Patriotism is slavery.

Those who preach peace by arbitration argue thus. Two animals cannot divide their prey otherwise than by fighting; as also is the case with children, savages and savage nations. But reasonable people settle their differences by argument, persuasion, and by referring the decision of the question to other impartial and reasonable persons. So the nations should act to-day. This argument seems quite correct. The nations of our time have reached the period of reasonableness, have no animosity towards each other, and might decide their differences in a peaceful fashion.

But this argument applies only so far as it has reference to the people and only to the people who are not under the control of a Government. But the people that subordinate themselves to a Government cannot be reasonable, because this subordination is in itself a sign of a want of reason.

How can we speak of the reasonableness of men who promise in advance to accomplish everything, including murder, that the Government—that is, certain men who have attained a certain position—may command? Men who can accept such obligations, and resignedly subordinate themselves to anything that may be prescribed by persons unknown to them in St. Petersburg, Vienna, Berlin, Paris, cannot be considered reasonable; and the Governments, that is those who are in possession of such power, can still less be considered reasonable, and cannot but misuse it, and become dazed by such insane and dreadful power.

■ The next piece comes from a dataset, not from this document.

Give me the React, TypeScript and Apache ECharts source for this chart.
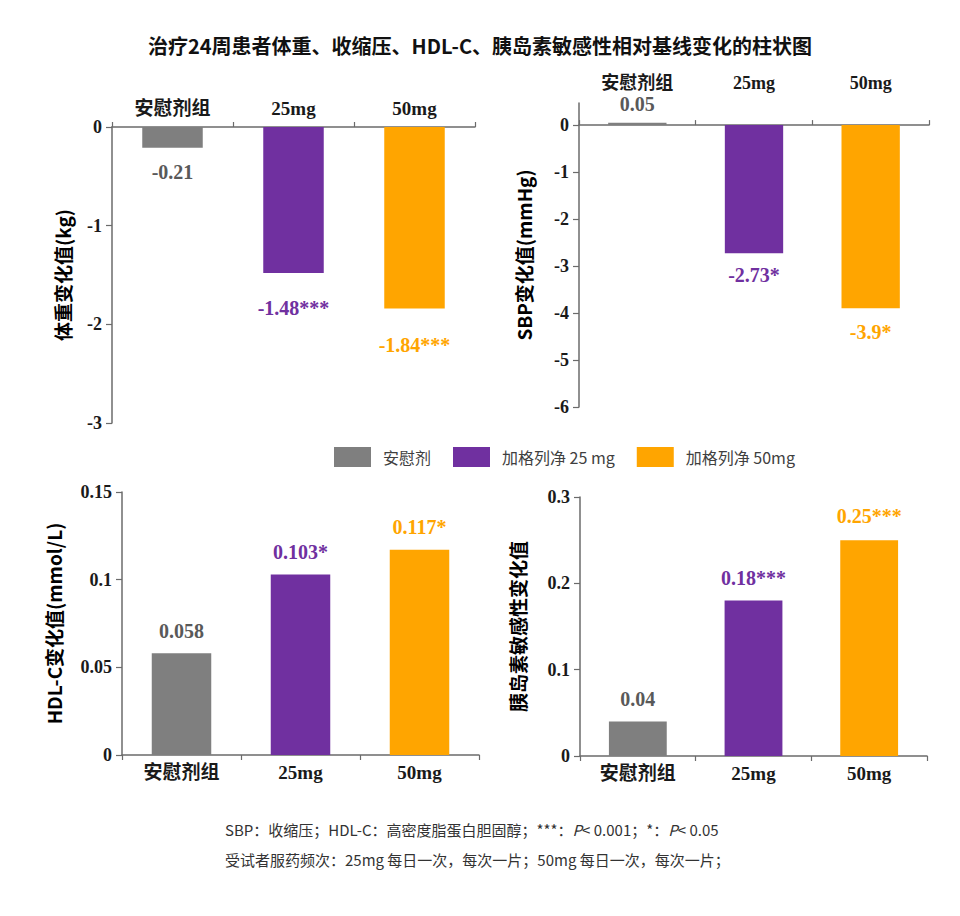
import React, { useEffect, useRef } from 'react';
import * as echarts from 'echarts';

const categories = ['安慰剂组', '25mg', '50mg'];
const legendNames = ['安慰剂', '加格列净 25 mg', '加格列净 50mg'];
const barColors = ['#7F7F7F', '#7030A0', '#FFA500'];
const labelColors = ['#595959', '#7030A0', '#FFA500'];

const weightValues = [-0.21, -1.48, -1.84];
const weightMarks = ['', '***', '***'];
const sbpValues = [0.05, -2.73, -3.9];
const sbpMarks = ['', '*', '*'];
const hdlValues = [0.058, 0.103, 0.117];
const hdlMarks = ['', '*', '*'];
const insulinValues = [0.04, 0.18, 0.25];
const insulinMarks = ['', '***', '***'];

const sbpTicks = [0, -1, -2, -3, -4, -5, -6];

const titleText = '治疗24周患者体重、收缩压、HDL-C、胰岛素敏感性相对基线变化的柱状图';
const yNames = ['体重变化值(kg)', 'SBP变化值(mmHg)', 'HDL-C变化值(mmol/L)', '胰岛素敏感性变化值'];

const SERIF = '"Liberation Serif", "Times New Roman", "Noto Sans CJK SC", serif';
const SANS = '"Noto Sans CJK SC", "Noto Sans", sans-serif';
const AXIS_COLOR = '#6b6b6b';

function makeData(values: number[], marks: string[], distances: number[]) {
  return values.map((v, i) => ({
    value: v,
    itemStyle: { color: barColors[i] },
    label: {
      show: true,
      position: v < 0 ? 'bottom' : 'top',
      distance: distances[i],
      formatter: () => String(v) + marks[i],
      color: labelColors[i],
      fontSize: 20,
      fontWeight: 'bold',
      fontFamily: SERIF,
    },
  }));
}

function xAxisCfg(gridIndex: number, top: boolean, margin: number, fontSize: number) {
  return {
    type: 'category',
    gridIndex,
    data: categories,
    position: top ? 'top' : 'bottom',
    axisLine: { onZero: true, lineStyle: { color: AXIS_COLOR, width: 1.5 } },
    axisTick: { show: true, length: 5, lineStyle: { color: AXIS_COLOR, width: 1.2 } },
    axisLabel: {
      margin,
      fontSize,
      fontWeight: 'bold',
      color: '#1a1a1a',
      fontFamily: SERIF,
    },
    splitLine: { show: false },
  };
}

function yAxisCfg(gridIndex: number, name: string, nameGap: number, extra: any) {
  return {
    type: 'value',
    gridIndex,
    name,
    nameLocation: 'middle',
    nameRotate: 90,
    nameGap,
    nameTextStyle: { fontSize: 19, fontWeight: 'bold', color: '#000', fontFamily: SANS },
    axisLine: { show: true, lineStyle: { color: AXIS_COLOR, width: 1.5 } },
    axisTick: { show: true, length: 6, lineStyle: { color: AXIS_COLOR, width: 1.2 } },
    axisLabel: { margin: 10, fontSize: 18, fontWeight: 'bold', color: '#1a1a1a', fontFamily: SERIF },
    splitLine: { show: false },
    ...extra,
  };
}

export default function App() {
  const ref = useRef<HTMLDivElement>(null);
  useEffect(() => {
    if (!ref.current) return;
    const chart = echarts.init(ref.current, null, { renderer: 'svg' });
    const option: any = {
      animation: false,
      backgroundColor: '#ffffff',
      title: {
        text: titleText,
        left: 'center',
        top: 30,
        textStyle: { fontSize: 20, fontWeight: 'bold', color: '#111', fontFamily: SANS },
      },
      legend: {
        left: 329,
        top: 442,
        itemWidth: 37,
        itemHeight: 20,
        itemGap: 22,
        icon: 'rect',
        data: legendNames,
        selectedMode: false,
        textStyle: { fontSize: 16, color: '#404040', fontFamily: SANS, padding: [0, 0, 0, 7] },
      },
      grid: [
        { left: 112, top: 127, width: 363, height: 296 },
        { left: 579, top: 103, width: 350, height: 304 },
        { left: 122, top: 492, width: 357, height: 263 },
        { left: 580, top: 497, width: 347, height: 259 },
        { left: 0, top: 0, width: 1, height: 1, show: false },
      ],
      xAxis: [
        xAxisCfg(0, true, 9, 19),
        xAxisCfg(1, true, 11, 18),
        xAxisCfg(2, false, 8, 19),
        xAxisCfg(3, false, 8, 19),
        { type: 'category', gridIndex: 4, show: false, data: categories },
      ],
      yAxis: [
        yAxisCfg(0, yNames[0], 40, { min: -3, max: 0, interval: 1 }),
        yAxisCfg(1, yNames[1], 46, {
          min: -6,
          max: 0.47,
          interval: 1,
          axisTick: {
            show: true,
            length: 6,
            customValues: sbpTicks,
            lineStyle: { color: AXIS_COLOR, width: 1.2 },
          },
          axisLabel: {
            margin: 10,
            fontSize: 18,
            fontWeight: 'bold',
            color: '#1a1a1a',
            fontFamily: SERIF,
            customValues: sbpTicks,
            formatter: (v: number) => (Number.isInteger(v) ? String(v) : ''),
          },
        }),
        yAxisCfg(2, yNames[2], 59, { min: 0, max: 0.15, interval: 0.05 }),
        yAxisCfg(3, yNames[3], 53, { min: 0, max: 0.3, interval: 0.1 }),
        { type: 'value', gridIndex: 4, show: false },
      ],
      series: [
        {
          type: 'bar',
          name: '体重',
          xAxisIndex: 0,
          yAxisIndex: 0,
          barWidth: '50%',
          data: makeData(weightValues, weightMarks, [14, 25, 26]),
        },
        {
          type: 'bar',
          name: 'SBP',
          xAxisIndex: 1,
          yAxisIndex: 1,
          barWidth: '50%',
          data: makeData(sbpValues, sbpMarks, [9, 12, 14]),
        },
        {
          type: 'bar',
          name: 'HDL-C',
          xAxisIndex: 2,
          yAxisIndex: 2,
          barWidth: '50%',
          data: makeData(hdlValues, hdlMarks, [12, 12, 13]),
        },
        {
          type: 'bar',
          name: '胰岛素敏感性',
          xAxisIndex: 3,
          yAxisIndex: 3,
          barWidth: '50%',
          data: makeData(insulinValues, insulinMarks, [12, 13, 14]),
        },
        ...legendNames.map((n, i) => ({
          type: 'bar',
          name: n,
          xAxisIndex: 4,
          yAxisIndex: 4,
          data: [],
          itemStyle: { color: barColors[i] },
        })),
      ],
      graphic: [
        {
          type: 'text',
          left: 225,
          top: 822,
          style: {
            text: '{a|SBP：收缩压；HDL-C：高密度脂蛋白胆固醇；***：}{i|P}{a|< 0.001；*：}{i|P}{a|< 0.05}',
            rich: {
              a: { fontSize: 15, fill: '#333', fontFamily: SANS },
              i: { fontSize: 15, fill: '#333', fontFamily: SANS, fontStyle: 'italic' },
            },
            fontSize: 15,
            fill: '#333',
            fontFamily: SANS,
          },
        },
        {
          type: 'text',
          left: 225,
          top: 852,
          style: {
            text: '受试者服药频次：25mg 每日一次，每次一片；50mg 每日一次，每次一片；',
            fontSize: 15,
            fill: '#333',
            fontFamily: SANS,
          },
        },
      ],
    };
    chart.setOption(option);
    return () => chart.dispose();
  }, []);
  return <div ref={ref} style={{ position: 'fixed', left: 0, top: 0, width: 960, height: 916 }} />;
}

This is why peace between nations cannot be attained by reasonable means, by conventions, arbitration, and so forth, as long as the subordination of the people to the Goverment continues, a condition always unreasonable and always pernicious.

But the subordination of people to Governments will exist as long as patriotism exists, because all governmental authority is founded upon patriotism, that is upon the readiness of people to subordinate themselves to authority in order to defend their nation, country, or state from dangers which are supposed to threaten.